'He tau kua hipa, he tau anō kei mua - A year passes and a new one is before us
2010 for me as Ako Aotearoa’s Kaihautū Māori was a year focused on a very important event - Tuia Te Ako. The inaugural Māori tertiary education hui consumed a lot of time, energy and resource, and in retrospect the word inaugural meant that it was always going to be that way. That all paid off however, with a positive evaluation from delegates, supportive feedback from sponsors and a happy Ako Aotearoa Māori Caucus.
There were many highlights; the keynotes, the irrepressible MC Rangi Mātaamua, the hui dinner and entertainment but what stays with me is the wairua and energy that the delegates brought with them from all parts of Te Ao Māori.

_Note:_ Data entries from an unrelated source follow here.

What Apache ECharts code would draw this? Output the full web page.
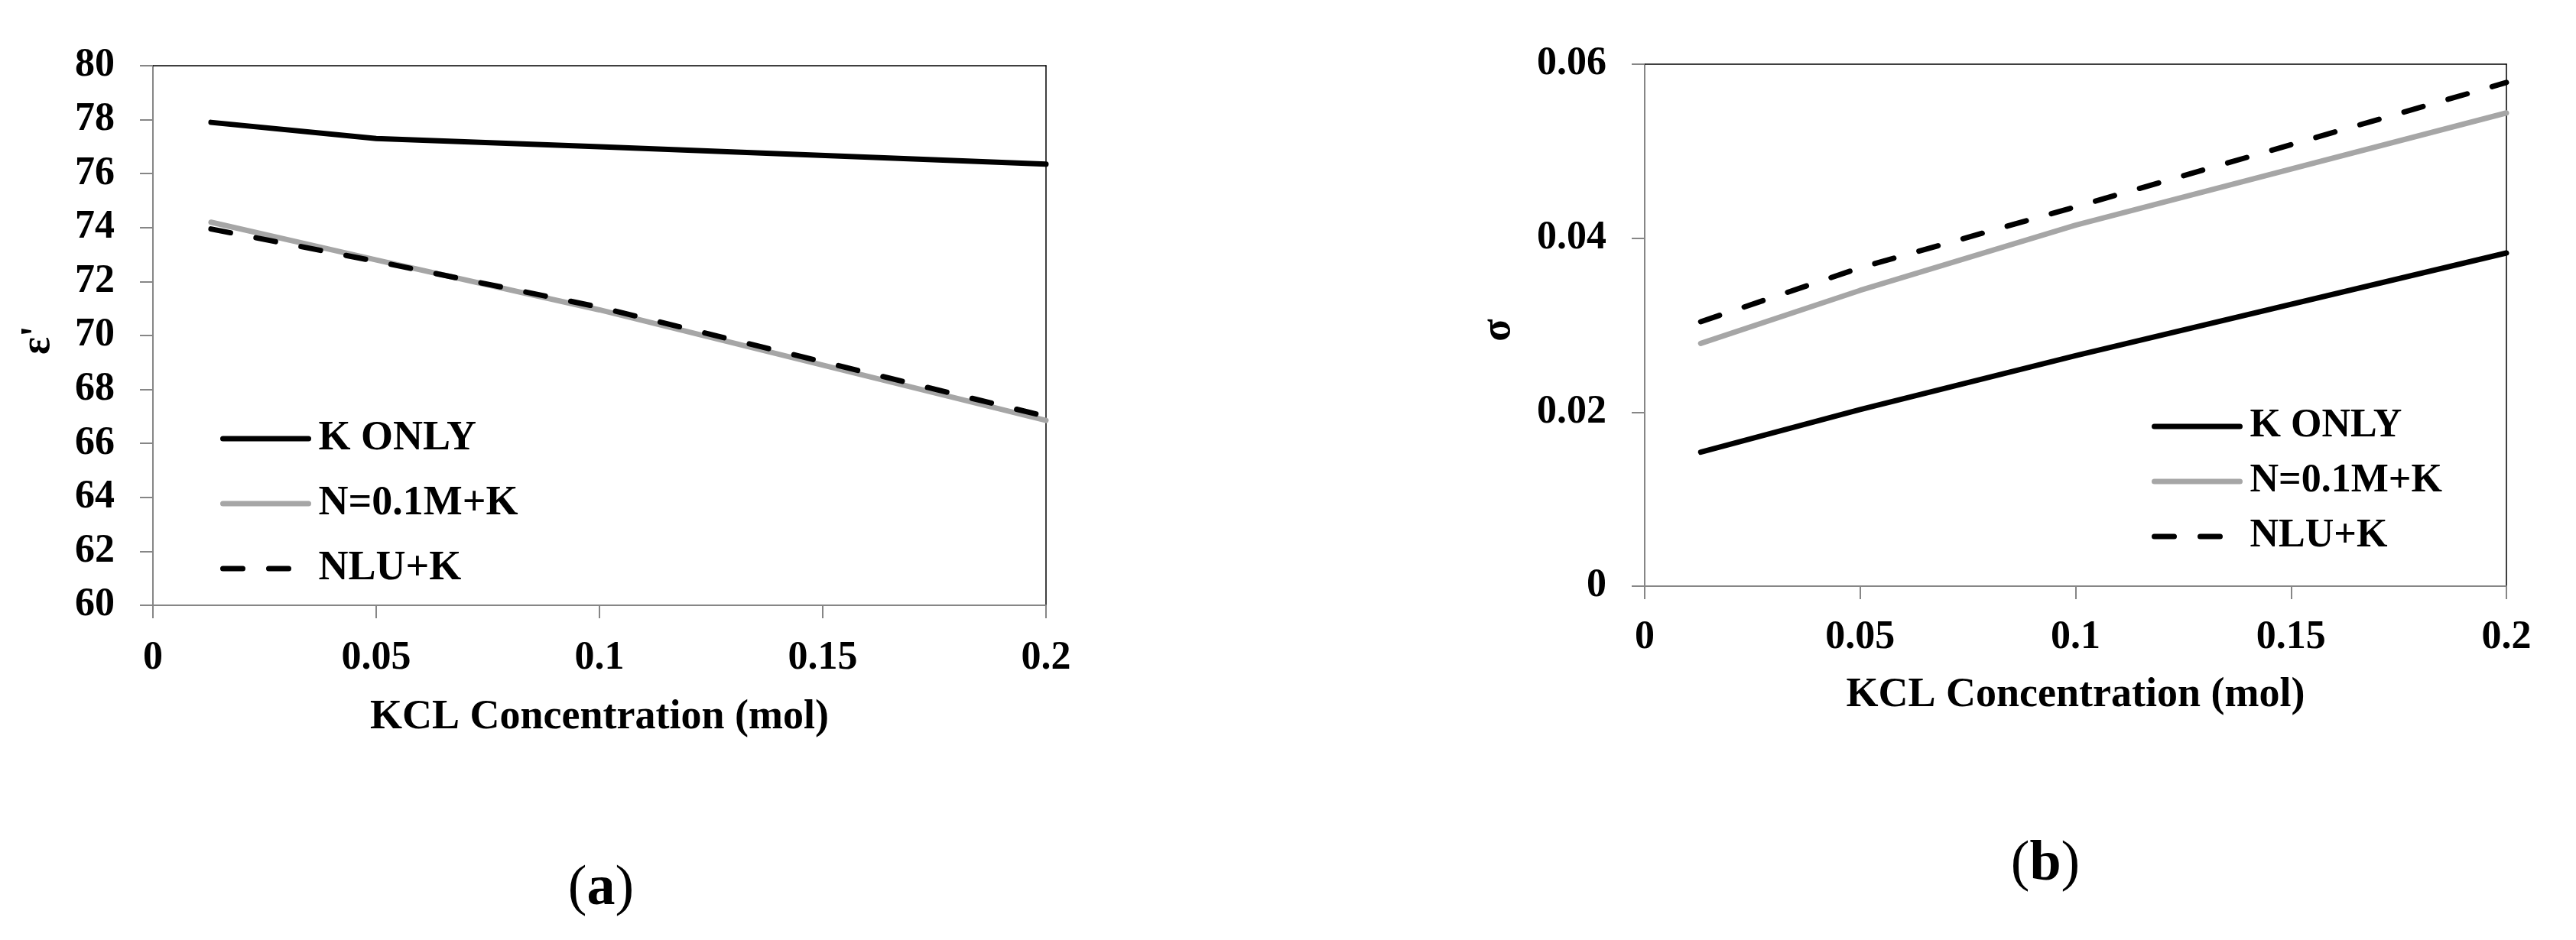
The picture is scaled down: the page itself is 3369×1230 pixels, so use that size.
<!DOCTYPE html>
<html><head><meta charset="utf-8">
<script src="https://cdn.jsdelivr.net/npm/echarts@6/dist/echarts.min.js"></script>
<style>html,body{margin:0;padding:0;background:#fff}#c{width:3369px;height:1230px}</style>
</head><body><div id="c"></div>
<script>
// ---- data ----
const kclConc = [0.013, 0.05, 0.1, 0.2];
const seriesNames = ['K ONLY', 'N=0.1M+K', 'NLU+K'];
// (a) permittivity
const epsKOnly = [77.9, 77.3, 77.0, 76.35];
const epsN01M  = [74.2, 72.8, 70.95, 66.85];
const epsNLU   = [73.95, 72.75, 71.05, 67.0];
// (b) conductivity
const sigKOnly = [0.0154, 0.0203, 0.0265, 0.0383];
const sigN01M  = [0.0279, 0.0340, 0.0415, 0.0544];
const sigNLU   = [0.0304, 0.0366, 0.0436, 0.0579];
// axis ranges [min, max, interval]
const xRange   = [0, 0.2, 0.05];
const epsRange = [60, 80, 2];
const sigRange = [0, 0.06, 0.02];
const axisTitleX = 'KCL Concentration (mol)';
const axisTitleEps = "ε'";
const axisTitleSig = 'σ';

const FONT = 'Liberation Serif';
const GRAY_AX = '#868686';
const LW = 7;
const textBold = (size) => ({fontFamily: FONT, fontWeight: 'bold', fontSize: size, color: '#000'});

function mainX(gridIndex, gap, margin) {
  return {
    type: 'value', gridIndex, position: 'bottom',
    min: xRange[0], max: xRange[1], interval: xRange[2],
    name: axisTitleX, nameLocation: 'middle', nameGap: gap,
    nameTextStyle: textBold(54),
    axisLine: {show: true, onZero: false, lineStyle: {color: GRAY_AX, width: 2}},
    axisTick: {show: true, inside: false, length: 17, lineStyle: {color: GRAY_AX, width: 2}},
    axisLabel: Object.assign({show: true, margin: margin}, textBold(52)),
    splitLine: {show: false}
  };
}
function borderX(gridIndex) {
  return {
    type: 'value', gridIndex, position: 'top',
    min: xRange[0], max: xRange[1], interval: xRange[2],
    axisLine: {show: true, onZero: false, lineStyle: {color: '#000', width: 1.5}},
    axisTick: {show: false}, axisLabel: {show: false}, splitLine: {show: false}
  };
}
function mainY(gridIndex, r) {
  return {
    type: 'value', gridIndex, position: 'left',
    min: r[0], max: r[1], interval: r[2],
    axisLine: {show: true, onZero: false, lineStyle: {color: GRAY_AX, width: 2}},
    axisTick: {show: true, inside: false, length: 17, lineStyle: {color: GRAY_AX, width: 2}},
    axisLabel: Object.assign({show: true, margin: 50}, textBold(52)),
    splitLine: {show: false}
  };
}
function borderY(gridIndex, r) {
  return {
    type: 'value', gridIndex, position: 'right',
    min: r[0], max: r[1], interval: r[2],
    axisLine: {show: true, onZero: false, lineStyle: {color: '#000', width: 1.5}},
    axisTick: {show: false}, axisLabel: {show: false}, splitLine: {show: false}
  };
}
const styles = [
  {color: '#000000', type: 'solid'},
  {color: '#A6A6A6', type: 'solid'},
  {color: '#000000', type: [26, 34]}
];
function mkSeries(name, idx, xi, yi, vals) {
  const s = styles[idx];
  return {
    type: 'line', name, xAxisIndex: xi, yAxisIndex: yi,
    data: kclConc.map((x, i) => [x, vals[i]]),
    symbol: 'none', showSymbol: false, clip: false, silent: true,
    lineStyle: {color: s.color, width: LW, type: s.type, cap: 'round', join: 'round'},
    itemStyle: {color: s.color}
  };
}
function mkLegend(left, top, gap, size) {
  return {
    orient: 'vertical', left, top, itemWidth: 112, itemHeight: 14, itemGap: gap,
    data: seriesNames, selectedMode: false,
    itemStyle: {opacity: 0},
    lineStyle: {width: LW, cap: 'round'},
    textStyle: Object.assign({padding: [0, 0, 0, 8]}, textBold(size))
  };
}

const chart = echarts.init(document.getElementById('c'), null, {renderer: 'canvas'});
chart.setOption({
  animation: false,
  backgroundColor: '#fff',
  grid: [
    {left: 200, top: 86, width: 1168, height: 706, containLabel: false},
    {left: 2151, top: 84, width: 1127, height: 683, containLabel: false}
  ],
  xAxis: [mainX(0, 120, 44), borderX(0), mainX(1, 116, 42), borderX(1)],
  yAxis: [mainY(0, epsRange), borderY(0, epsRange), mainY(1, sigRange), borderY(1, sigRange)],
  legend: [mkLegend(283, 542, 31, 54), mkLegend(2809, 527, 20, 52)],
  series: [
    mkSeries(seriesNames[0], 0, 0, 0, epsKOnly),
    mkSeries(seriesNames[1], 1, 0, 0, epsN01M),
    mkSeries(seriesNames[2], 2, 0, 0, epsNLU),
    mkSeries(seriesNames[0], 0, 2, 2, sigKOnly),
    mkSeries(seriesNames[1], 1, 2, 2, sigN01M),
    mkSeries(seriesNames[2], 2, 2, 2, sigNLU)
  ],
  graphic: [
    {type: 'text', x: 50, y: 445, rotation: Math.PI / 2,
     style: {text: axisTitleEps, font: 'bold 54px "Liberation Serif"', fill: '#000', align: 'center', verticalAlign: 'middle'}},
    {type: 'text', x: 1960, y: 432, rotation: Math.PI / 2,
     style: {text: axisTitleSig, font: 'bold 54px "Liberation Serif"', fill: '#000', align: 'center', verticalAlign: 'middle'}},
    {type: 'text', x: 786, y: 1164,
     style: {text: '{p|(}{b|a}{p|)}', align: 'center', verticalAlign: 'middle',
       rich: {p: {fontFamily: FONT, fontSize: 74, fontWeight: 'normal', fill: '#000'},
              b: {fontFamily: FONT, fontSize: 74, fontWeight: 'bold', fill: '#000'}}}},
    {type: 'text', x: 2675, y: 1132,
     style: {text: '{p|(}{b|b}{p|)}', align: 'center', verticalAlign: 'middle',
       rich: {p: {fontFamily: FONT, fontSize: 74, fontWeight: 'normal', fill: '#000'},
              b: {fontFamily: FONT, fontSize: 74, fontWeight: 'bold', fill: '#000'}}}}
  ]
});
</script>
</body></html>
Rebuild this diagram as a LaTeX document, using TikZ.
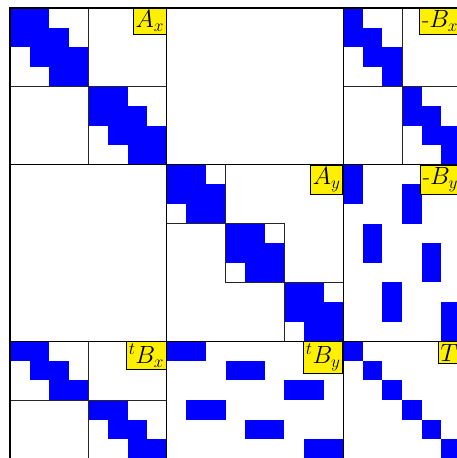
\documentclass[tikz,border=0pt]{standalone}
\usepackage{amsmath}
\tikzset{
  cellfill/.style={fill={rgb,255:red,0;green,0;blue,255}, draw=none},
  blockline/.style={draw=black, line width=1pt},
  subline/.style={draw=black!85, line width=0.7pt},
  frameline/.style={draw=black, line width=1.6pt},
  tag/.style={fill={rgb,255:red,255;green,240;blue,0}, draw=black, line width=0.8pt,
    inner sep=2.4pt, anchor=north east, font=\fontsize{24}{28}\selectfont}
}
\newcommand{\cellrow}[3]{\fill[cellfill] (#2,#1) rectangle (#3,#1+1);}
\newcommand{\onecell}[2]{\fill[cellfill] (#2,#1) rectangle (#2+1,#1+1);}
\begin{document}
\begin{tikzpicture}[x=19.6pt, y=-19.6pt]
\useasboundingbox (-0.5102,-0.408) rectangle (22.755,22.959);
% ---------- A_x : two 4x4 tridiagonal blocks
\foreach \o in {0,4}{
  \cellrow{\o+0}{\o+0}{\o+2}
  \cellrow{\o+1}{\o+0}{\o+3}
  \cellrow{\o+2}{\o+1}{\o+4}
  \cellrow{\o+3}{\o+2}{\o+4}
}
% ---------- A_y : three 3x3 tridiagonal blocks
\foreach \o in {8,11,14}{
  \cellrow{\o+0}{\o+0}{\o+2}
  \cellrow{\o+1}{\o+0}{\o+3}
  \cellrow{\o+2}{\o+1}{\o+3}
}
% ---------- -B_x : two 4x3 bidiagonal blocks
\foreach \r/\c in {0/17, 4/20}{
  \cellrow{\r+0}{\c+0}{\c+1}
  \cellrow{\r+1}{\c+0}{\c+2}
  \cellrow{\r+2}{\c+1}{\c+3}
  \cellrow{\r+3}{\c+2}{\c+3}
}
% ---------- -B_y
\foreach \r/\c in {8/17,9/17,9/20,10/20,11/18,12/18,12/21,13/21,14/19,15/19,15/22,16/22}{
  \onecell{\r}{\c}
}
% ---------- tB_x
\foreach \r/\c in {17/0,18/1,19/2,20/4,21/5,22/6}{
  \cellrow{\r}{\c}{\c+2}
}
% ---------- tB_y
\foreach \r/\c in {17/8,18/11,19/14,20/9,21/12,22/15}{
  \cellrow{\r}{\c}{\c+2}
}
% ---------- T : diagonal
\foreach \i in {17,...,22}{
  \onecell{\i}{\i}
}
% ---------- sub-block outlines
\draw[subline] (0,0) rectangle (4,4);
\draw[subline] (4,4) rectangle (8,8);
\draw[subline] (8,8) rectangle (11,11);
\draw[subline] (11,11) rectangle (14,14);
\draw[subline] (14,14) rectangle (17,17);
\draw[subline] (17,0) rectangle (20,4);
\draw[subline] (20,4) rectangle (23,8);
\draw[subline] (0,17) rectangle (4,20);
\draw[subline] (4,20) rectangle (8,23);
% ---------- block outlines
\draw[blockline] (8,0) -- (8,23);
\draw[blockline] (17,0) -- (17,23);
\draw[blockline] (0,8) -- (23,8);
\draw[blockline] (0,17) -- (23,17);
\draw[frameline] (0,0) rectangle (23,23);
% ---------- labels
\node[tag] (lax) at (8,0) {$A_x$};
\node[tag] (lay) at (17,8) {$A_y$};
\node[tag] (lbx) at (23,0) {-$B_x$};
\node[tag] (lby) at (23,8) {-$B_y$};
\node[tag] (ltbx) at (8,17) {$^tB_x$};
\node[tag] (ltby) at (17,17) {$^tB_y$};
\node[tag] (lt) at (23,17) {$T$};
\end{tikzpicture}
\end{document}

Pipitea Marae was filled with debate, with laughter, heaps of it, but most of all with aroha; a deep concern for current Māori learners and the future success of Māori tertiary education - something Ako Aotearoa will strive to support in our Māori programmes.
All of these elements and more, we hope have been captured in the soon to be released proceedings from the hui, He Takohanga Whakaaro (A Gift of Understanding). He Takohanga Whakaaro features transcripts of the keynote speakers, summaries from the workshops, photos and video. We expect to launch the publication in the coming weeks and will let you know as soon as it happens.
On a more sombre note, my end of year holiday was put on hold when I went to farewell a friend, colleague, scholar and fervent supporter of Tuia Te Ako, Dr Maaka Laws. Maaka died suddenly over the Christmas break and we are all the poorer for his passing. Amongst the tributes, the words "aroha ki tana whānau" were repeated constantly. This was a hallmark of the work I did with Maaka and in particular, Tuia Te Ako 2010. Moe mai e te hoa.